By the summer of 2015, I was tipping the scale at 200 pounds. That may not seem like a ton, but it was for me. I’m 5’7” and I was sporting a double chin and a big belly. I could barely fit into size 38 pants, and I was sleeping on the couch nearly every night because of my snoring. I had the ultimate "dad-bod."
My weight gain was slow; brought on over the span of around 7-10 years of just being complacent with my health. It didn’t really hit me until I hiked to a place in Canyonlands National Park in Utah known as “False Kiva.” It’s an easy hike: just under a mile each way and around 400 or so feet of elevation gain. By the time we made it to False Kiva, I was gasping for air and covered in sweat. My calves were on fire and my back was aching from carrying my camera gear. I barely got to False Kiva and when I did, I was unable to really focus on photography as I struggled to catch my breath.
That was my wakeup call.
That hike was the slap in the face I needed to make a change. I began thinking about all the other hikes I had struggled with and how short they were, as well all the longer hikes I had passed up because I knew I wasn’t up for them. Over the next year I began working out every day (doing a mixture of P90X and Insanity in my garage), eating healthy, and getting into Brazilian Jiu Jitsu (which I’m still doing to this day).
Almost six months to the day after that hike to False Kiva, I was in Jasper National Park staring down a nearly two mile hike up to an ice cave at the foot of the Athabasca Glacier. It was around 30˚F with 30-40mph winds coming off the glacier right at my face. And to top it all off, I had to hike through waist deep snow without snowshoes! I was already down to around 175 pounds at that time and was eager to test myself.
About halfway to the glacier, my friend was ready to call it quits. He had also been on that dreaded False Kiva hike with me and had no problem with it at all. To his credit, the hike in Jasper really sucked. The high winds were blowing snow off the glacier into our faces the entire time. It felt like we were getting sand-blasted and the skin on my face burned. The waist-deep snow made progress slow and draining…and I felt great! I had a smile on my face because I knew I could do it. I gave my friend some encouragement and we kept at it. He nearly turned back a couple more times but we eventually made it. I was ecstatic and exploring and taking photographs inside an ice cave for the first time was a highlight of my life.
Athabasca Glacier, Jasper National Park, Canada. Sony α7R II, Sony FE 16-35mm f/4 ZA OSS lens. 1/60-sec., f/9, ISO 100
Fast forward to January 2018 when my wife and I were staring down an eight-mile round trip hike to Hanakapi'ai Falls on Kauai’s infamous Kalalau Trail. ‘Dad-bod’ me wouldn’t have even considered attempting a hike like this.
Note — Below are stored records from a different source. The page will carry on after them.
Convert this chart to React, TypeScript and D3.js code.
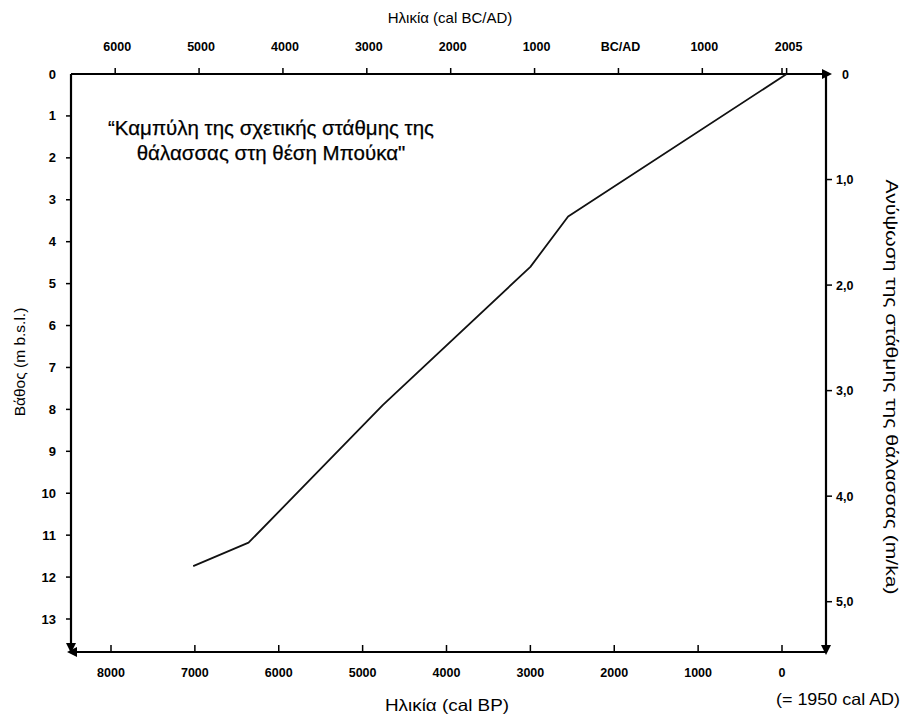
import React from "react";
import * as d3 from "d3";

// Data: age (cal BP) vs depth (m b.s.l.)
const ageBP = [7020, 6360, 4760, 3000, 2550, -55];
const depth = [11.74, 11.18, 7.9, 4.6, 3.4, 0];

// Tick values
const bottomTicks = [8000, 7000, 6000, 5000, 4000, 3000, 2000, 1000, 0];
const topYears = [-6000, -5000, -4000, -3000, -2000, -1000, 0, 1000, 2005];
const topLabels = ["6000", "5000", "4000", "3000", "2000", "1000", "BC/AD", "1000", "2005"];
const leftTicks = [0, 1, 2, 3, 4, 5, 6, 7, 8, 9, 10, 11, 12, 13];
const rightTicks = [0, 1, 2, 3, 4, 5];
const rightLabels = ["0", "1,0", "2,0", "3,0", "4,0", "5,0"];

const W = 903;
const H = 717;
const X0 = 71;
const X1 = 826;
const Y0 = 74;
const Y1 = 652;

export default function App() {
  const x = d3.scaleLinear().domain([0, 8000]).range([782, 111]);
  const y = d3.scaleLinear().domain([0, 13]).range([Y0, 619]);
  const r = d3.scaleLinear().domain([0, 5]).range([Y0, 601.7]);
  const yearToBP = (yr: number) => 1950 - yr;

  const pts: [number, number][] = ageBP.map((a, i) => [a, depth[i]]);
  const line = d3
    .line<[number, number]>()
    .x((d) => x(d[0]))
    .y((d) => y(d[1]));

  const font = "'Liberation Sans', Arial, sans-serif";
  const tickFont = { fontFamily: font, fontSize: 12.5, fontWeight: 700 as const };

  return (
    <svg
      width={W}
      height={H}
      style={{ position: "absolute", left: 0, top: 0, background: "#fff" }}
      fontFamily={font}
    >
      {/* axes lines */}
      <g stroke="#000" strokeWidth={2.2} fill="none">
        <line x1={X0} y1={Y0} x2={X1} y2={Y0} />
        <line x1={X0} y1={Y0} x2={X0} y2={Y1} />
        <line x1={X1} y1={Y0} x2={X1} y2={Y1} />
        <line x1={X0} y1={Y1} x2={X1} y2={Y1} />
      </g>
      {/* arrowheads */}
      <g fill="#000">
        <path d={`M${X1 + 6},${Y0} L${X1 - 4},${Y0 - 5} L${X1 - 4},${Y0 + 5} Z`} />
        <path d={`M${X1},${Y1 + 3} L${X1 - 5},${Y1 - 7} L${X1 + 5},${Y1 - 7} Z`} />
        <path d={`M${X0},${Y1 + 1} L${X0 - 5},${Y1 - 9} L${X0 + 5},${Y1 - 9} Z`} />
        <path d={`M${X0 - 4},${Y1} L${X0 + 6},${Y1 - 5} L${X0 + 6},${Y1 + 5} Z`} />
      </g>

      {/* bottom axis ticks (inward) */}
      <g>
        {bottomTicks.map((t) => (
          <g key={"b" + t}>
            <line x1={x(t)} x2={x(t)} y1={Y1} y2={Y1 - 7} stroke="#000" strokeWidth={1.5} />
            <text x={x(t)} y={677} textAnchor="middle" {...tickFont}>
              {t}
            </text>
          </g>
        ))}
      </g>

      {/* top axis ticks (outward) */}
      <g>
        {topYears.map((t, i) => (
          <g key={"t" + i}>
            <line
              x1={x(yearToBP(t))}
              x2={x(yearToBP(t))}
              y1={Y0}
              y2={Y0 - 6}
              stroke="#000"
              strokeWidth={1.5}
            />
            <text x={x(yearToBP(t)) + 2} y={51} textAnchor="middle" {...tickFont}>
              {topLabels[i]}
            </text>
          </g>
        ))}
        <line
          x1={x(yearToBP(1950))}
          x2={x(yearToBP(1950))}
          y1={Y0}
          y2={Y0 - 6}
          stroke="#000"
          strokeWidth={1.5}
        />
      </g>

      {/* left axis ticks (outward) */}
      <g>
        {leftTicks.map((t) => (
          <g key={"l" + t}>
            {t > 0 && (
              <line x1={X0} x2={X0 - 5} y1={y(t)} y2={y(t)} stroke="#000" strokeWidth={1.5} />
            )}
            <text x={56} y={y(t) + 4.5} textAnchor="end" {...tickFont} fontSize={13}>
              {t}
            </text>
          </g>
        ))}
      </g>

      {/* right axis ticks (outward) */}
      <g>
        {rightTicks.map((t, i) => (
          <g key={"r" + t}>
            {t > 0 && (
              <line x1={X1} x2={X1 + 6} y1={r(t)} y2={r(t)} stroke="#000" strokeWidth={1.5} />
            )}
            <text x={t > 0 ? 836 : 842} y={r(t) + 4.5} textAnchor="start" {...tickFont}>
              {rightLabels[i]}
            </text>
          </g>
        ))}
      </g>

      {/* data line */}
      <path d={line(pts) || ""} fill="none" stroke="#111" strokeWidth={1.8} strokeLinejoin="round" />

      {/* axis titles */}
      <text x={450} y={23} textAnchor="middle" fontSize={15}>
        Ηλικία (cal BC/AD)
      </text>
      <text x={447} y={711} textAnchor="middle" fontSize={16.5} textLength={124} lengthAdjust="spacingAndGlyphs">
        Ηλικία (cal BP)
      </text>
      <text x={838} y={705} textAnchor="middle" fontSize={16.5} textLength={124} lengthAdjust="spacingAndGlyphs">
        (= 1950 cal AD)
      </text>
      <text
        transform={`translate(25,362) rotate(-90)`}
        textAnchor="middle"
        fontSize={15.5}
      >
        Βάθος (m b.s.l.)
      </text>
      <text
        transform={`translate(886,387) rotate(90)`}
        textAnchor="middle"
        fontSize={16}
        textLength={415}
        lengthAdjust="spacingAndGlyphs"
      >
        Ανύψωση της στάθμης της θάλασσας (m/ka)
      </text>

      {/* chart title */}
      <text x={271} y={135} textAnchor="middle" fontSize={20.5} stroke="#000" strokeWidth={0.25}>
        “Καμπύλη της σχετικής στάθμης της
      </text>
      <text x={271} y={160} textAnchor="middle" fontSize={20.5} stroke="#000" strokeWidth={0.25}>
        θάλασσας στη θέση Μπούκα"
      </text>
    </svg>
  );
}
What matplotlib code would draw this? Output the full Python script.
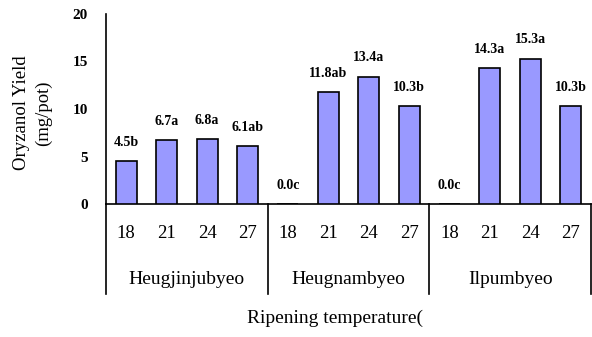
import matplotlib
matplotlib.use("Agg")
import matplotlib.pyplot as plt
import numpy as np

plt.rcParams['font.family'] = ['Liberation Serif', 'DejaVu Serif']

groups = ["Heugjinjubyeo", "Heugnambyeo", "Ilpumbyeo"]
temps = ["18", "21", "24", "27"]
values = [4.5, 6.7, 6.8, 6.1,
          0.0, 11.8, 13.4, 10.3,
          0.0, 14.3, 15.3, 10.3]
bar_labels = ["4.5b", "6.7a", "6.8a", "6.1ab",
              "0.0c", "11.8ab", "13.4a", "10.3b",
              "0.0c", "14.3a", "15.3a", "10.3b"]
y_ticks = [0, 5, 10, 15, 20]

W, H = 592, 337
fig = plt.figure(figsize=(W / 100, H / 100), dpi=100)
ax = fig.add_axes([106 / W, 1 - 204 / H, (591 - 106) / W, (204 - 14) / H])

x = np.arange(len(values))
ax.bar(x, values, width=0.52, color="#9999FF", edgecolor="black", linewidth=1.2, zorder=3)
ax.set_xlim(-0.5, len(values) - 0.5)
ax.set_ylim(0, 20)

for xi, v, lab in zip(x, values, bar_labels):
    ax.annotate(lab, (xi, v), xytext=(0, 13.5), textcoords="offset points",
                ha="center", va="center", fontsize=10, fontweight="bold")

ax.set_yticks(y_ticks)
ax.set_yticklabels([str(t) for t in y_ticks], fontsize=11, fontweight="bold")
ax.tick_params(axis="y", length=0, pad=13)
ax.set_xticks([])

for s in ["top", "right"]:
    ax.spines[s].set_visible(False)
for s in ["left", "bottom"]:
    ax.spines[s].set_linewidth(1.2)

# category table below the axis
bottom = (204 - 294) / (204 - 14)
ntemp = len(temps)
ngroup = len(groups)
for g in range(ngroup + 1):
    xf = g / ngroup
    ax.plot([xf, xf], [0, bottom], transform=ax.transAxes, color="black",
            linewidth=1.2, clip_on=False)

trans = matplotlib.transforms.blended_transform_factory(ax.transData, ax.transAxes)
for i, xi in enumerate(x):
    ax.text(xi, (204 - 233) / 190, temps[i % ntemp], transform=trans,
            ha="center", va="center", fontsize=13.5)
for g, name in enumerate(groups):
    xc = g * ntemp + (ntemp - 1) / 2
    ax.text(xc, (204 - 280) / 190, name, transform=trans,
            ha="center", va="center", fontsize=14)

ax.text((335 - 106) / 485, (204 - 318) / 190, "Ripening temperature(",
        transform=ax.transAxes, ha="center", va="center", fontsize=14)

fig.text(32.5 / W, 1 - 113 / H, "Oryzanol Yield\n(mg/pot)", rotation=90,
         ha="center", va="center", fontsize=13.5, linespacing=1.3,
         multialignment="center")

fig.savefig("out.png", dpi=100)
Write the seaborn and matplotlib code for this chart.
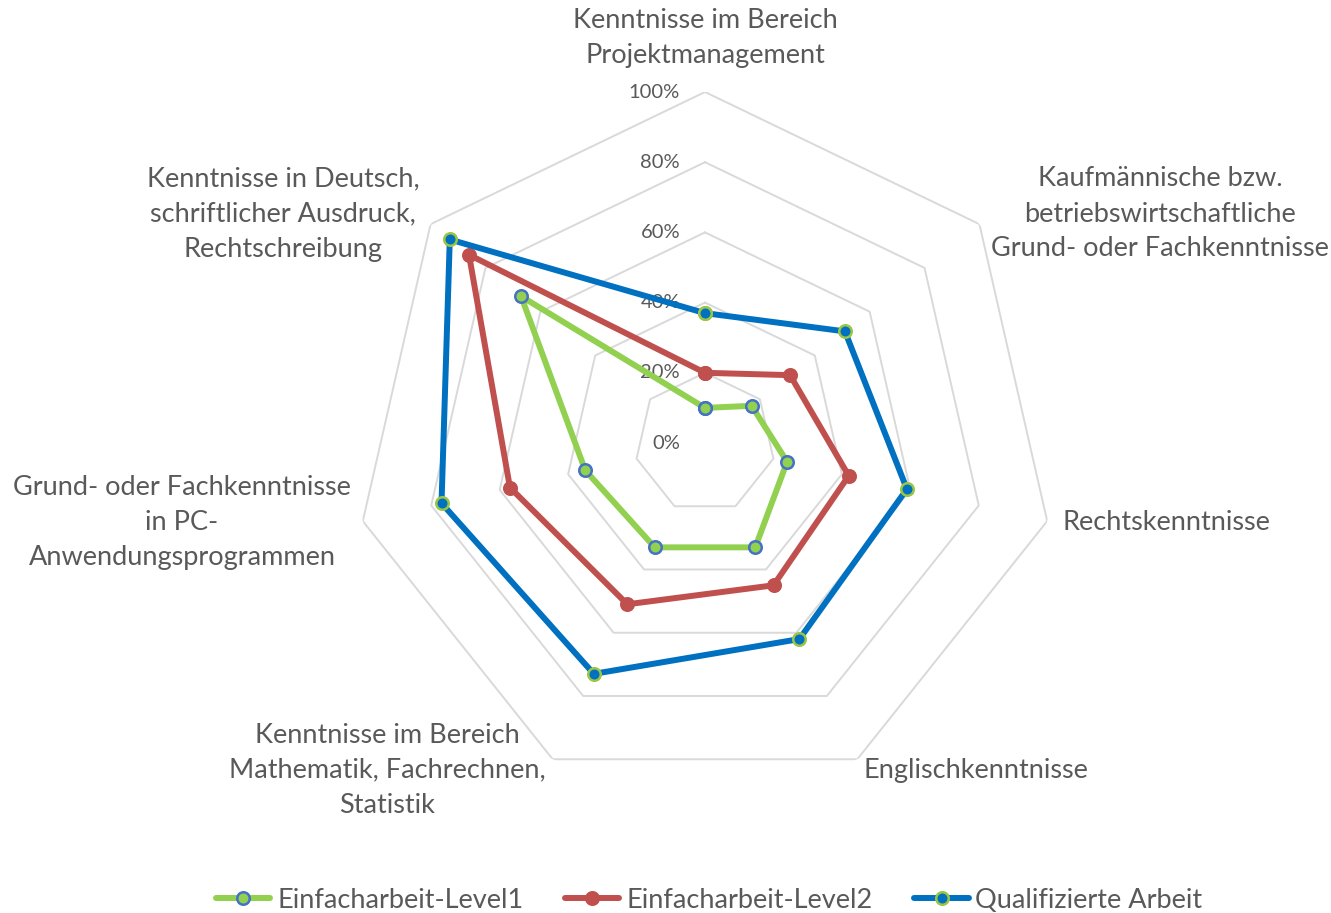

And to be honest, my present day self was pretty nervous as well. The hike starts at sea level and requires a 2-mile moderate hike to Hanakapi'ai Beach which includes going up and down a 1,200 foot section of the Na Pali Coast. From there, it’s another 2 mile strenuous hike to Hanakapi'ai Falls through a muddy, winding jungle trail with several river crossings. We made it to Hanakapi’ai Falls without a problem and it was absolutely incredible. I was energized as I began exploring the scene with my camera and lenses.
Hanakapi'ai Falls, Kauai. Sony α7R III, Sony FE 16-35mm /4 ZA OSS lens. 0.5-sec., f/6.3, ISO 50
Two days after that, I hiked Kalepa Ridge on the south side of Kauai. It was a shorter hike, but every bit as strenuous in certain parts. Again, it was worth every step when I saw that view and had the energy to take pictures.
Kalepa Ridge, Kauai. Sony α7R III, Sony FE 16-35mm f/4 ZA OSS lens. 5-seconds., f/7.1, ISO 125
The images shared in this article all show places and views I never would have seen when I was out of shape. I’m not an amazing or gifted athlete by any means, and like just about anyone else, I still have plenty of progress to make toward my fitness goals. So far I can wholeheartedly say that getting in shape was one of the best things I ever did for my photography. I know some people have physical limitations they cannot overcome, but if you’re like I was (simply out of shape and lazy) I strongly recommend taking the steps needed to become physically fit and able to tackle those longer hikes. There’s a reason you don’t see a ton of pictures from places like these; the average person just isn’t up for it. Don’t be average.